The Pennsylvania case could also prompt a fuller examination of the secondary-effects doctrine, cited by the 5th Circuit and articulated by Justice David Souter in a concurring opinion in Barnes.
The Pennsylvania court decisions that will be reviewed by the high court focused on Souter’s “secondary-effects” opinion in Barnes. No other justices signed on to the Souter concurrence. But the first Pennsylvania appeals court that took up the Kandyland case said that Souter, in essence, was speaking for the full court. Since the other justices in the 5-4 majority upheld the Indiana law on a variety of grounds, the Pennsylvania lower court said it was entitled to seize on the narrowest opinion in the majority — Souter’s — as the authoritative one.
Souter in his concurrence cited the 1986 ruling in Renton v. Playtime Theaters for the proposition that adult entertainment can be restricted if the restrictions are aimed not at the expression but at its “secondary effects” — the prostitution, alcohol abuse, assaults and disorder that law enforcement officials say are associated with nude entertainment.
“In my view, the interest asserted… in preventing prostitution, sexual assault, and other criminal activity, although presumably not a justification for all applications of the statute, is sufficient…to justify the State’s enforcement of the statute against the type of adult entertainment at issue here,” Souter wrote in Barnes. “It is clear that the prevention of such evils falls within the constitutional power of the State.”

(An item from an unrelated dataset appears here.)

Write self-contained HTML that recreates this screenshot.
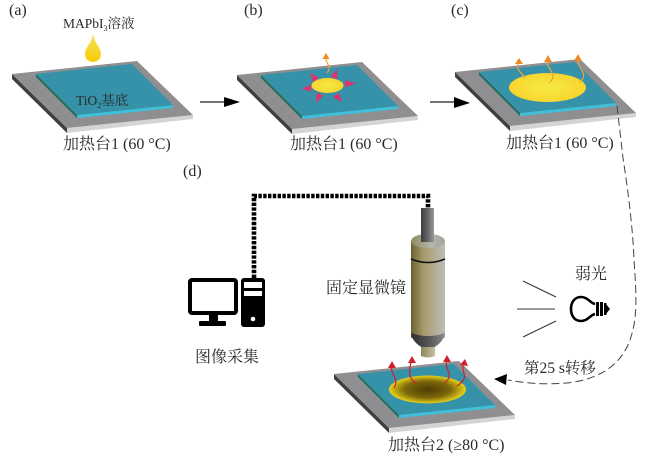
<!DOCTYPE html>
<html><head><meta charset="utf-8"><style>
html,body{margin:0;padding:0;background:#fff}
svg{display:block}
text{font-family:"Liberation Serif","Noto Serif CJK SC",serif;fill:#2a2a2a;font-size:16px}
</style></head><body>
<svg width="650" height="463" viewBox="0 0 650 463" xmlns="http://www.w3.org/2000/svg">
<defs>
<linearGradient id="drop" x1="0" x2="0" y1="0" y2="1"><stop offset="0" stop-color="#f5e66a"/><stop offset="1" stop-color="#f6cc00"/></linearGradient>
<radialGradient id="yel"><stop offset="0" stop-color="#f6ea45"/><stop offset="1" stop-color="#f8d52e"/></radialGradient>
<radialGradient id="dark"><stop offset="0" stop-color="#4f3c04"/><stop offset="0.6" stop-color="#7d680a"/><stop offset="1" stop-color="#e8d21a"/></radialGradient>
<linearGradient id="body" x1="0" x2="1" y1="0" y2="0"><stop offset="0" stop-color="#6a6030"/><stop offset="0.35" stop-color="#a5996a"/><stop offset="1" stop-color="#bdbdb6"/></linearGradient>
<linearGradient id="cap" x1="0" x2="1" y1="0" y2="0"><stop offset="0" stop-color="#8f8a60"/><stop offset="0.6" stop-color="#b4b4ac"/><stop offset="1" stop-color="#a5a5a0"/></linearGradient>
<linearGradient id="tube" x1="0" x2="1" y1="0" y2="0"><stop offset="0" stop-color="#3c3c3c"/><stop offset="0.6" stop-color="#6e6e6e"/><stop offset="1" stop-color="#9a9a9a"/></linearGradient>
<linearGradient id="nose" x1="0" x2="1" y1="0" y2="0"><stop offset="0" stop-color="#2d2d2d"/><stop offset="0.6" stop-color="#5c5c5c"/><stop offset="1" stop-color="#8c8c8c"/></linearGradient>
<linearGradient id="lens" x1="0" x2="1" y1="0" y2="0"><stop offset="0" stop-color="#8e8558"/><stop offset="1" stop-color="#c4c0a8"/></linearGradient>
<g id="plate">
<polygon points="12,74 67,128 67,133 12,79" fill="#3f3f3f"/>
<polygon points="67,128 193,115 193,119 67,133" fill="#d4d4d4"/>
<polygon points="12,74 137,61 193,115 67,128" fill="#8f8f92"/>
<polygon points="36,74 77,115 77,118 36,77" fill="#1f6f5c"/>
<polygon points="77,115 173,105 173,108 77,118" fill="#3fc0da"/>
<polygon points="36,74 132,64 173,105 77,115" fill="#3592a8"/>
</g>
</defs>

<!-- a -->
<use href="#plate"/>
<path d="M93,32 C93,42 101,47 101,54 C101,59 97,62 93,62 C89,62 85,59 85,54 C85,47 93,42 93,32Z" fill="url(#drop)"/>
<text x="9" y="15">(a)</text>
<text x="63" y="28" style="font-size:13.5px">MAPbI<tspan dy="3" style="font-size:8px">3</tspan><tspan dy="-3">溶液</tspan></text>
<text x="76" y="105" style="font-size:13.5px">TiO<tspan dy="3" style="font-size:8px">2</tspan><tspan dy="-3">基底</tspan></text>
<text x="63" y="149">加热台1 (60 °C)</text>

<!-- arrow 1 -->
<line x1="200" y1="102" x2="228" y2="102" stroke="#222" stroke-width="1.2"/>
<polygon points="224,97 240,102 224,107" fill="#000"/>

<!-- b -->
<use href="#plate" x="225" y="1"/>
<ellipse cx="327.5" cy="85.5" rx="16" ry="7.5" fill="url(#yel)"/>
<g fill="#e0316c">
<polygon points="310,73 318.7,77.7 313.3,82.3"/>
<polygon points="337,69 337.3,79.1 330.7,76.9"/>
<polygon points="356,83 345.3,87.5 344.7,80.5"/>
<polygon points="302,89 311.4,91.5 310.6,84.5"/>
<polygon points="316,103 323.2,95.4 316.8,92.6"/>
<polygon points="342,102 333.3,97.3 338.7,92.7"/>
</g>
<path d="M327,73 C333,66 324,62 326,56" fill="none" stroke="#f0a040" stroke-width="1.2"/>
<polygon points="326,53 329.5,59 322.5,59" fill="#f08a20"/>
<text x="290" y="149">加热台1 (60 °C)</text>
<text x="244" y="15">(b)</text>

<!-- arrow 2 -->
<line x1="430" y1="102" x2="458" y2="102" stroke="#222" stroke-width="1.2"/>
<polygon points="454,97 470,103 454,108" fill="#000"/>

<!-- c -->
<use href="#plate" x="443" y="-2"/>
<ellipse cx="547.5" cy="87.5" rx="38.5" ry="14.5" fill="url(#yel)"/>
<g fill="none" stroke="#f0a040" stroke-width="1.2">
<path d="M525,78 C520,70 515,70 519,62"/>
<path d="M549,83 C560,74 544,68 548,60"/>
<path d="M580,83 C590,72 576,68 578,59"/>
</g>
<g fill="#f08a20">
<polygon points="519,58 523,64 515,64"/>
<polygon points="548,55 552,62 544,62"/>
<polygon points="578,54 582,61 574,61"/>
</g>
<text x="506" y="148">加热台1 (60 °C)</text>
<text x="451" y="15">(c)</text>

<text x="183" y="176">(d)</text>

<!-- dashed link -->
<path d="M617,106 L623,158 C628,190 633,230 634,260 C637,300 637,320 630,340 C620,368 595,380 567,383 C545,385 525,383 508,380" fill="none" stroke="#444" stroke-width="1" stroke-dasharray="8 4"/>
<polygon points="494,379 507,374 506,385" fill="#000"/>

<!-- cable -->
<path d="M254,278 V196 H428 V208" fill="none" stroke="#000" stroke-width="4.6" stroke-dasharray="3.4 1.4"/>

<!-- computer -->
<rect x="190" y="280" width="46" height="33" rx="2" fill="#fff" stroke="#000" stroke-width="4"/>
<rect x="209" y="314" width="9" height="8" fill="#000"/>
<rect x="199" y="321" width="27" height="5" rx="1" fill="#000"/>
<rect x="241" y="278" width="24" height="49" rx="3" fill="#000"/>
<rect x="244" y="282" width="18" height="6" fill="#fff"/>
<rect x="244" y="291" width="18" height="5" fill="#fff"/>
<circle cx="253" cy="319" r="2.3" fill="#fff"/>
<text x="195" y="362">图像采集</text>

<!-- microscope -->
<path d="M411,241 L445,241 L445,338 L411,338Z" fill="url(#body)"/>
<ellipse cx="428" cy="241" rx="17" ry="7" fill="url(#cap)"/>
<rect x="421" y="208" width="13" height="34" fill="url(#tube)"/>
<path d="M411,259 Q428,266 445,259" fill="none" stroke="#111" stroke-width="1.6"/>
<path d="M411,333 Q428,339 445,333 C444,342 434,349 428,349 C422,349 412,342 411,333Z" fill="url(#nose)"/>
<path d="M421,347 H435 V356 Q428,359 421,356Z" fill="url(#lens)"/>
<text x="326" y="293">固定显微镜</text>

<!-- light -->
<g stroke="#333" stroke-width="1" fill="none">
<line x1="523" y1="281" x2="556" y2="297"/>
<line x1="517" y1="309" x2="555" y2="309"/>
<line x1="523" y1="337" x2="556" y2="321"/>
</g>
<path d="M595,304 C590,303 588,297 581,297 C574,297 571,303 571,309 C571,315 574,321 581,321 C588,321 590,315 595,314" fill="#fff" stroke="#000" stroke-width="2.6"/>
<rect x="596" y="302" width="3" height="14" fill="#000"/>
<rect x="600" y="302" width="3" height="14" fill="#000"/>
<rect x="604" y="303" width="2.5" height="12" fill="#000"/>
<path d="M606,304 L610,309 L606,314Z" fill="#000"/>
<text x="575" y="279">弱光</text>
<text x="524" y="373" style="font-size:15.5px">第25 s转移</text>

<!-- d plate -->
<use href="#plate" x="322" y="300"/>
<ellipse cx="427.5" cy="389.5" rx="38.5" ry="14" fill="url(#dark)"/>
<g fill="none" stroke="#d0202c" stroke-width="1.2">
<path d="M394,388 C400,378 389,374 392,365"/>
<path d="M417,384 C407,378 409,368 412,360"/>
<path d="M444,383 C456,376 443,368 447,359"/>
<path d="M457,386 C472,376 459,372 464,363"/>
</g>
<g fill="#d0202c">
<polygon points="392,361 396,368 388,368"/>
<polygon points="412,356 416,363 408,363"/>
<polygon points="447,355 451,362 443,362"/>
<polygon points="465,359 468,366 460,365"/>
</g>
<text x="388" y="450">加热台2 (≥80 °C)</text>
</svg>
</body></html>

Based on that concurrence in Barnes, the Commmonwealth Court in Pennsylvania upheld Erie’s ordinance. But the Pennsylvania Supreme Court said it was wrong to declare the Souter opinion as the law of the land.
The Pennsylvania Supreme Court, throwing up its hands in trying to discern the holding in Barnes, did its own analysis of the First Amendment issue involved.

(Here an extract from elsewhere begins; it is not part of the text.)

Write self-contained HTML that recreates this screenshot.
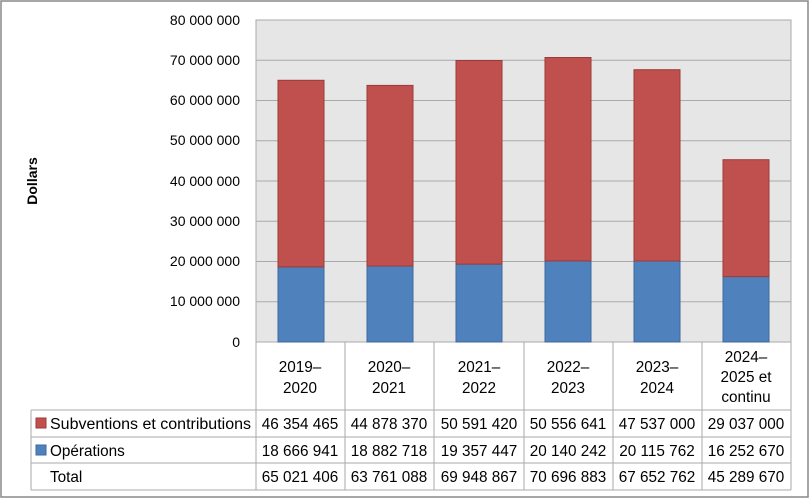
<!DOCTYPE html><html><head><style>body{margin:0;background:#fff}svg{display:block}text{font-family:"Liberation Sans",sans-serif;font-size:15.3px;fill:#000}.ax{font-size:14px}</style></head><body>
<svg width="810" height="500" viewBox="0 0 810 500">
<rect x="1" y="1" width="807" height="496" fill="#fff" stroke="#888" stroke-width="1.5"/>
<rect x="256" y="20" width="535" height="322" fill="#e6e6e6" stroke="#aaa"/>
<g stroke="#aaa" stroke-width="1">
<line x1="256" x2="791" y1="60.25" y2="60.25"/><line x1="256" x2="791" y1="100.5" y2="100.5"/><line x1="256" x2="791" y1="140.75" y2="140.75"/><line x1="256" x2="791" y1="181" y2="181"/><line x1="256" x2="791" y1="221.25" y2="221.25"/><line x1="256" x2="791" y1="261.5" y2="261.5"/><line x1="256" x2="791" y1="301.75" y2="301.75"/>
</g>
<g text-anchor="end" class="ax">
<text class="ax" x="240" y="25">80 000 000</text><text class="ax" x="240" y="65">70 000 000</text><text class="ax" x="240" y="105">60 000 000</text><text class="ax" x="240" y="145">50 000 000</text><text class="ax" x="240" y="186">40 000 000</text><text class="ax" x="240" y="226">30 000 000</text><text class="ax" x="240" y="266">20 000 000</text><text class="ax" x="240" y="306">10 000 000</text><text class="ax" x="240" y="347">0</text>
</g>
<text class="ax" transform="translate(37,181) rotate(-90)" text-anchor="middle" font-weight="bold">Dollars</text>
<g stroke-width="1">
<rect x="278" y="266.9" width="46" height="75.1" fill="#4f81bd" stroke="#3d6a9e"/><rect x="278" y="80.3" width="46" height="186.6" fill="#c0504d" stroke="#9b3b38"/>
<rect x="367" y="266" width="46" height="76" fill="#4f81bd" stroke="#3d6a9e"/><rect x="367" y="85.4" width="46" height="180.6" fill="#c0504d" stroke="#9b3b38"/>
<rect x="456" y="264.1" width="46" height="77.9" fill="#4f81bd" stroke="#3d6a9e"/><rect x="456" y="60.5" width="46" height="203.6" fill="#c0504d" stroke="#9b3b38"/>
<rect x="545" y="260.9" width="46" height="81.1" fill="#4f81bd" stroke="#3d6a9e"/><rect x="545" y="57.5" width="46" height="203.4" fill="#c0504d" stroke="#9b3b38"/>
<rect x="634" y="261" width="46" height="81" fill="#4f81bd" stroke="#3d6a9e"/><rect x="634" y="69.7" width="46" height="191.3" fill="#c0504d" stroke="#9b3b38"/>
<rect x="723" y="276.6" width="46" height="65.4" fill="#4f81bd" stroke="#3d6a9e"/><rect x="723" y="159.7" width="46" height="116.9" fill="#c0504d" stroke="#9b3b38"/>
</g>
<g stroke="#aaa" stroke-width="1" fill="none">
<line x1="256" y1="342" x2="256" y2="490"/><line x1="345" y1="342" x2="345" y2="490"/><line x1="434" y1="342" x2="434" y2="490"/><line x1="524" y1="342" x2="524" y2="490"/><line x1="613" y1="342" x2="613" y2="490"/><line x1="702" y1="342" x2="702" y2="490"/><line x1="791" y1="342" x2="791" y2="490"/>
<line x1="31" y1="410" x2="791" y2="410"/><line x1="31" y1="437" x2="791" y2="437"/><line x1="31" y1="463" x2="791" y2="463"/><line x1="31" y1="490" x2="791" y2="490"/><line x1="31" y1="410" x2="31" y2="490"/>
</g>
<g text-anchor="middle">
<text x="300" y="372">2019–</text><text x="300" y="393">2020</text>
<text x="389" y="372">2020–</text><text x="389" y="393">2021</text>
<text x="479" y="372">2021–</text><text x="479" y="393">2022</text>
<text x="568" y="372">2022–</text><text x="568" y="393">2023</text>
<text x="657" y="372">2023–</text><text x="657" y="393">2024</text>
<text x="746" y="362">2024–</text><text x="746" y="382">2025 et</text><text x="746" y="402">continu</text>
</g>
<rect x="36" y="418" width="10" height="10" fill="#c0504d" stroke="#9b3b38"/>
<rect x="36" y="445" width="10" height="10" fill="#4f81bd" stroke="#3d6a9e"/>
<text x="50" y="429" textLength="201" lengthAdjust="spacingAndGlyphs">Subventions et contributions</text><text x="50" y="456">Opérations</text><text x="50" y="482">Total</text>
<g text-anchor="middle">
<text x="300" y="429">46 354 465</text><text x="389" y="429">44 878 370</text><text x="479" y="429">50 591 420</text><text x="568" y="429">50 556 641</text><text x="657" y="429">47 537 000</text><text x="746" y="429">29 037 000</text>
<text x="300" y="456">18 666 941</text><text x="389" y="456">18 882 718</text><text x="479" y="456">19 357 447</text><text x="568" y="456">20 140 242</text><text x="657" y="456">20 115 762</text><text x="746" y="456">16 252 670</text>
<text x="300" y="482">65 021 406</text><text x="389" y="482">63 761 088</text><text x="479" y="482">69 948 867</text><text x="568" y="482">70 696 883</text><text x="657" y="482">67 652 762</text><text x="746" y="482">45 289 670</text>
</g>
</svg></body></html>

While acknowledging that the stated purpose of the Erie law was to combat the “secondary effects” of nude dancing, the Pennsylvania high court said it was also intended to “impact negatively on the erotic message of the dance.” As such, the court said the Erie ordinance was “content-based,” which required that it be examined under the highest “strict scrutiny” test for constitutionality.
The Pennsylvania Supreme Court proceeded to criticize Erie’s “utter failure” to meet its burden of proving that the ordinance passes strict scrutiny. Performing its own analysis, the Pennsylvania court found that the ordinance was not narrowly tailored to the state’s compelling interest in preventing the secondary effects of nude dancing.
“There are several ways to combat these social ills without banning the expressive activity of nude dancing,” the Pennsylvania court said. “We also find it highly circuitous to prevent rape, prostitution, and other sex crimes by requiring a dancer in a legal establishment to wear pasties and a G-string before appearing on stage.”
By striking down the Erie ordinance, the Pennsylvania Supreme Court set the stages for another high court examination of the expressive value of nude dancing.
So far, only one friend-of-the-court brief has been filed with the Supreme Court in the case — the first of what probably will be dozens. The Erie County Citizens’ Coalition Against Violent Pornography filed a brief supporting Erie. It notes that since the Pennsylvania high court ruled, dancers at Kandyland have removed their pasties and G-strings and are dancing totally nude.